Country: Romania
Style: Progressive Rock
Rating: 6/10
Release Date: 15 Jan 2020
Sites (Adrian Tăbăcaru): Bandcamp | Facebook | Official Website | Twitter | YouTube
(Lucifer: A Rock Opera): Bandcamp | Facebook | Instagram | Official Website | YouTube
Here's something a little different. Adrian Tăbăcaru is a Romanian drummer who's composed and performed in a variety of genres, from jazz to electronic and including stints as an orchestral percussionist. However, this album is Tăbăcaru with his prog rock hat on, because it's a rock opera performed by a set of musicians and actors from Romania and the UK. He composed this piece of music but the story isn't his.
It originated as a poem by Mihai Eminescu, who has been called as important to Romanian literature as Shakespeare was to English. This project prompted me to read up on him and he's a fascinating author. I'd love to track down an English translation of Luceafărul, the long poem first published in 1883 that is the source for this rock opera, and especially a novel or novella by the name of Poor Dionis, which for 1872 looks seriously wild. So the poem is by Eminescu and the libretto is by Ioana Ieronim. Also somewhere in play is Anșoara Moraru, credited as "literary consultant". How often does prog rock need a literary consultant? Yeah, I was intrigued.
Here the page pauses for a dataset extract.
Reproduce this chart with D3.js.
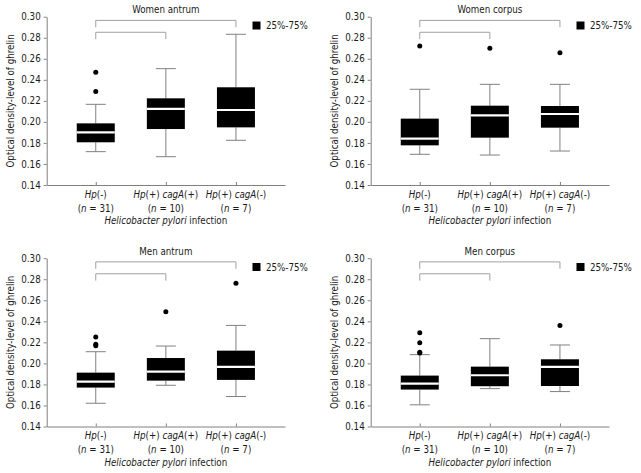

Luceafărul isn't the traditional western story of Lucifer, the fallen angel. It does deal with a similar celestial being called Lucifer or Hyperion, who is doing his job as the morning star when he's called by a lustful princess called Cătălina whom he naturally falls in love with. She wants him to glide down and be with her, in all the meanings of that term, and he's all for it, even agreeing to give up his immortality for her. However, he can't do that without permission from the Demiurge, who he promptly visits at the edge of the universe. Sadly, by the time the Demiurge dissuades him, the sly mortal Cătălin has stolen his Cătălina away.
Yeah, that makes Lucifer surprisingly sympathetic, which is odd, but it also makes for an emotional ride which is perfect for a rock opera like this. It plays a lot closer to classical than say, the Who's Tommy, but a lot closer to rock than anything by Verdi. Tăbăcaru's drums are rarely entirely absent, though they're as versatile as they need to be here. Check out the power of Exordium, the overture that kicks us off, or the wild keyboard runs found in Intermezzo, rock instrumentals that bookend some operatic sections.
We're introduced to the key characters in Lucifer and hear them set up the story in Longing for the Star. Lucifer is a strutty character who hints at being playful and Cătălina is as playful as it gets, the harlot. After this introduction, though, the styles shift. Beyond Infinity has a narrator move us forward and The Long Way Home demonstrates how dark this can get. It's a quiet piece but a dark one, with ritual elements to the lead vocals and the chanting ones behind her. There's lots for Tăbăcaru's drums to do here and there's an oddly slow organ too, creating a neatly unsettling tone.
Thus far, the project has been a little schizophrenic, with a pair of rock instrumentals and a pair of story songs performed by actors in an operatic style. While there are vocals on The Long Way Home, I couldn't catch their words, so this is a mood piece that sets us up for a short but raucous rock song that borders on metal. It's Asking the Void and there are extreme lead vocals here as the keyboards get dissonant and experimental, vocals akin to black metal shrieks but lower and mostly intelligible.
As if in reaction, Antithesis returns to the darkness of The Long Way Home but with more evil vocals, albeit whispery ones full of intent like they're delivered by a devil pretending to be an angel and not doing a great job of it. The music backing her is experimental, xylophones and dissonant strings. If that's the least engaging song because of its odd nature, then the most engaging is the next one up, A Valediction: Forbidding Mourning, in its way just as experimental, with dancing piano and urgent drums. The urgency only builds as this rock song suddenly becomes a metal song halfway through, fast metal at that with a whole new urgency.
There's a lot less Hyperion and Cătălina as I'd have expected from what the poem promises, but album does take us on an appropriately emotional journey with genres involved that I didn't expect. It's a highly varied piece, which is at once its best aspect and its biggest problem. I do appreciate a world in which Longing for the Star and A Valediction: Forbidding Mourning can appropriately exist on the same album, but I do wonder how much of an audience is going to appreciate that. It would seem that people who like one aren't too likely to like the other. I hope that's not the case.
What else I liked here is that a prog rock opera, with enticing snippets of brass and experimental xylophones, not to mention a cast of eight vocalists and the pivotal role being played by a drummer, can teach me about Romanian poetry. That's a world I very much want to live in. Thank you!